I went running the other day, which is usually a story in and of itself, although I've been doing a lot more of it lately since I have deluded myself into having illusions about making the cross country team at Whitman in the fall. Anyways, I was running from my house to my friends house in Kensington, which is about 3-4 miles away, but on the route there is an enormous uphill that in high school I used to be able to run up all the way, this time however, I could only make it halfway before I had to stop and walk. My high school was big on writing so we were always told to write about things in our life, things that felt true to us, and while running was a huge part of my high school life, for some reason I could never, never, EVER write about it. As my body failed on the uphill I realized that I could never write about running in high sschool because I was doing it to runaway from things, inadequacies in my life from going through puberty in middle school and sucking at other sports, or at least believing that I did.
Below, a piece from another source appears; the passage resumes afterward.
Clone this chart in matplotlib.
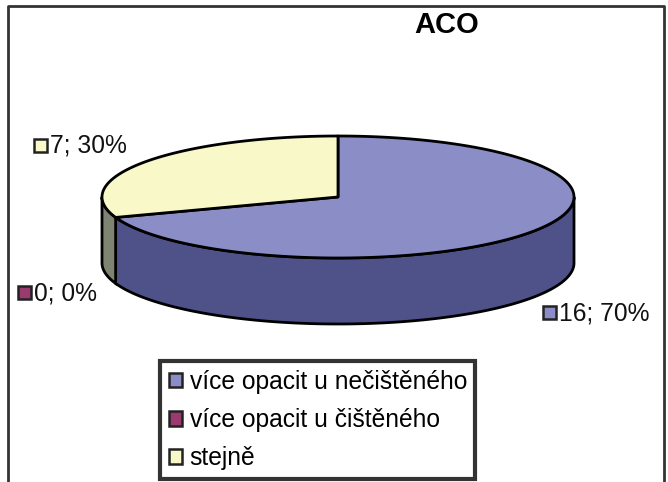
import matplotlib.pyplot as plt
import numpy as np
from matplotlib.patches import Polygon, Rectangle, Patch

# data
categories = ["více opacit u nečištěného", "více opacit u čištěného", "stejně"]
values = [16, 0, 7]
percents = [70, 0, 30]
top_colors = ["#8b8ec6", "#9a3a6e", "#f8f8c8"]
side_colors = ["#4f5289", "#5a2040", "#7f8472"]
title = "ACO"

plt.rcParams['font.family'] = ['Liberation Sans', 'DejaVu Sans']

W, H = 668, 482
fig = plt.figure(figsize=(W / 100, H / 100), dpi=100)
ax = fig.add_axes([0, 0, 1, 1])
ax.set_xlim(0, W)
ax.set_ylim(H, 0)
ax.axis('off')

# outer frame (no bottom edge)
ax.plot([8, 8, 664, 664], [H, 6, 6, H], color="#333333", lw=2, solid_capstyle='butt')

# pie geometry (pixels)
cx, cy = 338, 197
a, b = 236, 61
depth = 66


def pt(t, dy=0):
    r = np.radians(t)
    return cx + a * np.cos(r), cy - b * np.sin(r) + dy


def arc(t0, t1, dy=0, n=200):
    ts = np.linspace(t0, t1, n)
    return [pt(t, dy) for t in ts]


# slice angles: start at top, go clockwise
total = sum(values)
angles = []
start = 90.0
for v in values:
    end = start - 360.0 * v / total
    angles.append((start, end))
    start = end

# front sides (parametric angle range -180..0 is the visible front)
for (s, e), col in zip(angles, side_colors):
    if s == e:
        continue
    for shift in (0, -360, 360):
        h2 = min(s + shift, 0)
        l2 = max(e + shift, -180)
        if h2 > l2:
            top = arc(l2, h2)
            bot = arc(h2, l2, depth)
            ax.add_patch(Polygon(top + bot, closed=True, fc=col, ec='black', lw=2, zorder=2))

# top faces
for (s, e), col in zip(angles, top_colors):
    if s == e:
        continue
    poly = [(cx, cy)] + arc(e, s)
    ax.add_patch(Polygon(poly, closed=True, fc=col, ec='black', lw=2, joinstyle='round', zorder=3))

# data labels with colour markers
label_pos = [(543, 313), (18, 293), (34, 146)]
fs = 17.7
for i, (x, y) in enumerate(label_pos):
    ax.add_patch(Rectangle((x, y - 7), 13, 13, fc=top_colors[i], ec='#222222', lw=1.8, zorder=4))
    ax.text(x + 16, y, f"{values[i]}; {percents[i]}%", fontsize=fs, va='center', ha='left', color='#111111')

ax.text(447, 25, title, fontsize=21, fontweight='bold', ha='center', va='center')

handles = [Patch(fc=c, ec='#222222', lw=1.8) for c in top_colors]
leg = fig.legend(handles, categories, loc='upper left',
                 bbox_to_anchor=(160 / W, 1 - 361 / H), fontsize=fs,
                 frameon=True, fancybox=False, borderaxespad=0,
                 handlelength=0.55, handleheight=0.55, handletextpad=0.3,
                 labelspacing=0.58, borderpad=0.35)
leg.get_frame().set_edgecolor('black')
leg.get_frame().set_linewidth(3)

fig.savefig("out.png", dpi=100)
Now that I am for the most part over them, I don't need to push as hard, don't need to avoid truths, but I still like the run, even if half of it is a walk uphill.

6/3/05

New Housemates

Our landlord in his infinite fairness and wisdom has decided to let his two sisters move into the Monstrosity for the summer. We cleaned out Lane's room, which may be more accurately described as a cave since we had to sift through trash and clothes while dodging bats and stalagmites in order to clean it up a little bit. We finally got everything moved out nice and orderly, and with any luck before Lane returns we'll be able to dump the bags of clothes and other shit back onto the floor and he'll feel right at home again.
The girls are moving in later today, and the remaining guys in the Monstrosity are still baffled that they want to move in with us. One look around the house would make most housepets cower in fear and jump out the nearest window. Yes, our house would make a common house cat commit suicide. Not only is the phyiscal condition awful, but our main hobbies on a whole are eating pizza and building towers with the boxes and drinking booze. Yesterday Gus brought home milk jugs full of wine from his job at a winery. We're literally drowning in our own filth AND in high-quality Walla Walla wine. Quite the dichotomy I must say.
We've decided, completely without insigation, that we will make these girls as unwelcome as possible. This is strange because we lived with girls in the fall of last year, and it was awesome. But something about these new girls rubs us the wrong way. We're already planning naked swordfights and farting contests to try and make them, much like our recently suicidal cat Mr. Mestophaleze, jump out the window to their death.
Visit the blog regularly, because at the end of each post I will be including a new tally: The number of days the girls have survived our unique lifestyle, tentatively called the NODGHSUL quotient(pronounce: nod-ga-sool).

NODGHSUL quotient:
0 days

6/2/05

legacies, moths, and memory loss

the other day I sat silently in my friends car as we drove back from a memorial day family camp at Tawonga. Instead of playing music we were listening to a tape of my friends grandfather talking while sitting on the toilet. The grandfather had died earlier that week which made everything into a more heightened reality. The tapes consisted of observations on life and his own person and were very existential and self-referential. They provided a snapshot of a man who was not famous but to me was existing on the same medium as paul mccartney and bruce springsteen. what if we all bought cassette recorders and blank tapes and just talked about life while on the can every day or so. This guy didn't start until he was 81 but I think it would be a more fun way of doing like a diary and if done for years transformations would be aweesome to study and such.

My friend told me the other day that I, more than anyone else, make him believe in mysticism and spirituality because time, space, and gravity will bend just to fuck with me. I put my jacket down to do a task and a bucket of water landed on it from on top of a roof. I was at an A's game with 10,000 people (yeah they are hurtin this year) and talking to my friend when a large moth flew directly into my eyeball. I often am present at the scenes of disasters of some kind. And yet somehow I'm alive, I have made it to 21 years old, so now I can drink myself to death since God himself can't seem to get it done. But before I go I will leave a legacy of 200 hours of tape, ahhaah.

I have this problem where if I am not around people I begin to forget them even if I have pictures, email, AIM, phone, stories to remember them by. That's what living in the moment will get you, utterly incapable of any long distance connections.

Lately I have been having writers bloc, not that I am a writer, but I can't even compose emails of more than 50 words, chat online substantively, or any of that so pardon this if it blows as I work out the kinks and return to an equilibrium of sorts.